I've been doing countless other ones, but this one has really stumped me.

"Triangle ABC has AB = AC. It is inscribed in a circle centre O, radius 10 cm. Find the value of the angle BAC that produces a maximum area for the triangle ABC."

I've drawn lots of diagrams to help me get started, but to no avail. I seriously have no clue how to do this one. Could someone please tell me a clue as to what my first step should be? I just need a starting point. Thanks in advance.

DMac
P.S. I'm not looking for an actual answer, I just need a pointer as to how to approach this problem.

durt
Here's one approach. You can try to find the area $$K$$ of the triangle in terms of $$r$$ (10 cm) and $$\theta$$, which is half of $$\angle BAC$$. Then you can just use some calculus on this. To find this relationship I would let the length base of the triangle ($$BC$$) be $$b$$ and the height $$h$$. Now here's a hint: let $$M$$ be the midpoint of $$BC$$. What do you know about $$\triangle OMC$$?
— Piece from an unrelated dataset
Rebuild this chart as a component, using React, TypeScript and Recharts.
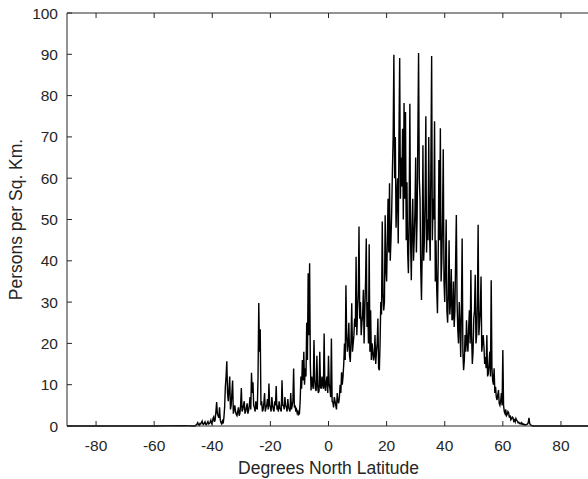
import React from 'react';
import { LineChart, Line, XAxis, YAxis } from 'recharts';

// empty far south, then quarter-degree samples from -46 N, then empty far north
const southLats = [-90, -60, -50, -46.5];
const southDensity = [0, 0, 0.1, 0];

const bandStart = -46;
const bandStep = 0.5;

// samples on whole and half degrees
const band1 = [0, 0.3, 0.8, 0.2, 0.5, 1.2, 0.4, 1.0, 0.3, 1.1, 0.6, 1.4, 0.8, 2.2, 1.5, 5.8, 2.5, 4.5, 0.8, 1.2];
const band2 = [2.0, 9.5, 15.7, 6.0, 12.0, 5.0, 11.0, 4.0, 3.5, 2.5, 4.5, 3.0, 9.2, 4.0, 6.0, 3.5, 5.5, 3.8, 7.0, 12.9];
const band3 = [10.6, 4.5, 6.0, 4.0, 29.8, 23.4, 6.0, 4.0, 8.0, 4.5, 6.5, 10.3, 4.5, 7.0, 4.0, 6.0, 9.7, 4.5, 6.0, 4.0];
const band4 = [11.1, 5.0, 7.0, 4.5, 6.5, 4.0, 8.0, 5.0, 13.9, 5.0, 4.0, 3.5, 3.0, 12.0, 16.0, 18.0, 14.0, 25.0, 37.0, 39.4];
const band5 = [8.6, 10.0, 20.8, 9.0, 17.0, 8.0, 18.0, 9.0, 10.0, 22.4, 8.5, 12.0, 17.0, 9.0, 21.2, 5.7, 7.0, 5.0, 8.0, 5.5];
const band6 = [10.0, 13.0, 12.0, 20.0, 34.1, 18.0, 25.0, 15.5, 29.7, 20.0, 26.0, 41.0, 28.0, 48.3, 30.0, 25.0, 33.0, 28.0, 45.4, 30.0];
const band7 = [44.0, 28.0, 20.0, 15.9, 22.0, 18.0, 26.0, 13.5, 30.0, 49.5, 28.0, 51.0, 35.0, 55.0, 58.8, 45.0, 62.0, 89.9, 70.0, 55.0];
const band8 = [44.2, 89.1, 65.0, 72.0, 78.2, 76.0, 59.0, 37.0, 78.0, 35.3, 55.0, 45.0, 65.0, 50.0, 90.3, 55.0, 30.5, 68.0, 45.0, 75.0];
const band9 = [50.0, 70.0, 40.0, 89.6, 55.0, 73.8, 45.0, 27.3, 64.4, 72.1, 40.0, 67.0, 30.0, 50.0, 25.0, 45.0, 30.0, 25.6, 35.0, 28.0];
const band10 = [51.1, 23.2, 30.0, 16.7, 45.4, 13.5, 22.0, 25.6, 18.0, 28.0, 37.8, 15.0, 26.0, 36.6, 22.0, 48.7, 25.0, 36.2, 20.0, 19.2];
const band11 = [16.7, 22.0, 12.7, 18.0, 35.3, 11.1, 14.0, 9.5, 6.3, 8.7, 5.0, 8.0, 18.4, 3.5, 4.0, 2.8, 3.2, 2.6, 1.8, 2.0];
const band12 = [1.5, 1.8, 1.2, 0.9, 0.7, 0.8, 0.5, 0.4, 0.3, 0.5, 2.0, 0.3, 0.1, 0, 0, 0, 0, 0, 0, 0];

// samples a quarter degree after each of the above
const mid1 = [0.1, 0.5, 0.3, 0.6, 0.8, 0.5, 0.7, 0.4, 0.8, 0.5, 0.9, 0.6, 1.8, 1.0, 3.5, 3.0, 2.0, 1.5, 0.5, 0.6];
const mid2 = [4.5, 12.0, 8.0, 9.0, 4.0, 8.0, 3.0, 5.0, 2.8, 3.5, 2.5, 5.0, 3.5, 5.0, 3.0, 4.5, 3.0, 5.0, 4.0, 8.0];
const mid3 = [5.0, 3.5, 4.5, 12.0, 18.0, 5.0, 3.5, 5.5, 3.5, 5.0, 4.0, 5.0, 3.5, 5.0, 3.5, 5.0, 4.0, 3.5, 4.5, 3.5];
const mid4 = [5.0, 4.0, 5.0, 3.5, 4.5, 3.5, 4.0, 6.0, 4.5, 3.5, 3.0, 2.8, 6.0, 9.0, 11.0, 10.0, 12.0, 16.0, 22.0, 15.0];
const mid5 = [12.0, 9.0, 11.0, 8.5, 10.0, 8.5, 9.5, 12.0, 9.0, 9.5, 11.0, 8.0, 10.0, 7.0, 6.0, 4.5, 6.0, 4.0, 6.0, 7.0];
const mid6 = [8.0, 10.0, 15.0, 16.0, 22.0, 20.0, 17.0, 21.0, 18.0, 22.0, 24.0, 22.0, 32.0, 26.0, 22.0, 27.0, 20.0, 35.0, 24.0, 20.0];
const mid7 = [18.0, 16.0, 18.0, 17.0, 15.0, 20.0, 14.0, 20.0, 27.0, 32.0, 30.0, 38.0, 45.0, 42.0, 40.0, 52.0, 70.0, 60.0, 48.0, 60.0];
const mid8 = [70.0, 55.0, 58.0, 50.0, 55.0, 45.0, 42.0, 50.0, 45.0, 48.0, 40.0, 52.0, 42.0, 70.0, 60.0, 38.0, 42.0, 40.0, 55.0, 42.0];
const mid9 = [45.0, 48.0, 65.0, 45.0, 50.0, 35.0, 33.0, 40.0, 45.0, 35.0, 50.0, 35.0, 38.0, 28.0, 32.0, 27.0, 38.0, 26.0, 24.0, 40.0];
const mid10 = [30.0, 20.0, 25.0, 28.0, 18.0, 16.0, 18.0, 20.0, 24.0, 20.0, 22.0, 18.0, 28.0, 20.0, 30.0, 22.0, 28.0, 18.0, 22.0, 15.0];
const mid11 = [14.0, 12.0, 15.0, 12.0, 14.0, 10.0, 8.0, 7.0, 7.5, 5.5, 6.0, 5.0, 5.0, 3.0, 2.5, 3.5, 2.0, 1.5, 2.2, 1.2];
const mid12 = [1.0, 1.4, 0.8, 0.6, 0.5, 0.4, 0.3, 0.2, 0.4, 0.8, 0.6, 0.2, 0, 0, 0, 0, 0, 0, 0, 0];

const northLats = [80, 90];
const northDensity = [0, 0];

const xTicks = [-80, -60, -40, -20, 0, 20, 40, 60, 80];
const yTicks = [0, 10, 20, 30, 40, 50, 60, 70, 80, 90, 100];

const samples = [band1, band2, band3, band4, band5, band6, band7, band8, band9, band10, band11, band12].flat();
const mids = [mid1, mid2, mid3, mid4, mid5, mid6, mid7, mid8, mid9, mid10, mid11, mid12].flat();

const data = [
  ...southLats.map((lat, i) => ({ lat, density: southDensity[i] })),
  ...samples.flatMap((density, i) => [
    { lat: bandStart + i * bandStep, density },
    { lat: bandStart + i * bandStep + bandStep / 2, density: mids[i] },
  ]),
  ...northLats.map((lat, i) => ({ lat, density: northDensity[i] })),
];

const INK = '#262626';
const FONT = 'Liberation Sans, Arial, sans-serif';
// negative tick size turns the tick marks inwards, matlab style
const IN_TICK = -5;

const BottomLabel = (p: any) => (
  <text x={p.x} y={p.y + 11} textAnchor="middle" fill={INK} fontSize={15.5} fontFamily={FONT}>
    {p.payload.value}
  </text>
);

const LeftLabel = (p: any) => (
  <text x={p.x} y={p.y + 5.5} textAnchor="end" fill={INK} fontSize={15.5} fontFamily={FONT}>
    {p.payload.value}
  </text>
);

// box axes: tick marks only, no labels
const NoLabel = () => <g />;

const YTitle = (p: any) => {
  const { x, y, height } = p.viewBox;
  const cx = x + 16;
  const cy = y + height / 2;
  return (
    <text x={cx} y={cy} transform={`rotate(-90 ${cx} ${cy})`} textAnchor="middle" dominantBaseline="central"
      fill={INK} fontSize={17.5} fontFamily={FONT}>
      Persons per Sq. Km.
    </text>
  );
};

const XTitle = (p: any) => {
  const { x, y, width } = p.viewBox;
  return (
    <text x={x + width / 2} y={y + 48} textAnchor="middle" fill={INK} fontSize={17.5} fontFamily={FONT}>
      Degrees North Latitude
    </text>
  );
};

export default function App() {
  return (
    <div style={{ position: 'absolute', left: 0, top: 0, width: 588, height: 479, overflow: 'hidden', background: '#fff' }}>
      <LineChart width={600} height={479} data={data} margin={{ top: 12, right: 9, left: 0, bottom: 0 }}>
        <XAxis
          dataKey="lat"
          type="number"
          domain={[-90, 90]}
          ticks={xTicks}
          interval={0}
          height={53}
          tickSize={IN_TICK}
          tickMargin={19}
          tick={<BottomLabel />}
          stroke={INK}
          label={<XTitle />}
        />
        <XAxis
          xAxisId="top"
          orientation="top"
          dataKey="lat"
          type="number"
          domain={[-90, 90]}
          ticks={xTicks}
          interval={0}
          height={1}
          tickSize={IN_TICK}
          tick={<NoLabel />}
          stroke={INK}
        />
        <YAxis
          type="number"
          domain={[0, 100]}
          ticks={yTicks}
          interval={0}
          width={67}
          tickSize={IN_TICK}
          tickMargin={14}
          tick={<LeftLabel />}
          stroke={INK}
          label={<YTitle />}
        />
        <YAxis
          yAxisId="right"
          orientation="right"
          type="number"
          domain={[0, 100]}
          ticks={yTicks}
          interval={0}
          width={1}
          tickSize={IN_TICK}
          tick={<NoLabel />}
          stroke={INK}
        />
        <Line
          type="linear"
          dataKey="density"
          stroke="#000"
          strokeWidth={1.4}
          dot={false}
          isAnimationActive={false}
        />
      </LineChart>
    </div>
  );
}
This is a little tedious. The area of the triangle inscribed in a circle is given by $\frac{1}{2}(AB)^2sin \theta$. Let x=AB for convenience of notation here. You know how to find the maximum area given the above expression. But x here isn't a constant, so you can't differentiate the function and treat it like one. Instead, if you draw the diagram, you'll find a way to express x in terms of BC. But again BC is also a variable, just like x, since varying [itex]\theta[/tex] will also change BC. But by a certain angular property of circles, you can express BC in terms of r (the radius which is constant) and [itex]\theta[/tex]. Then once you have this expression, substitute back into the expression for the area. Now you can differentiate it properly.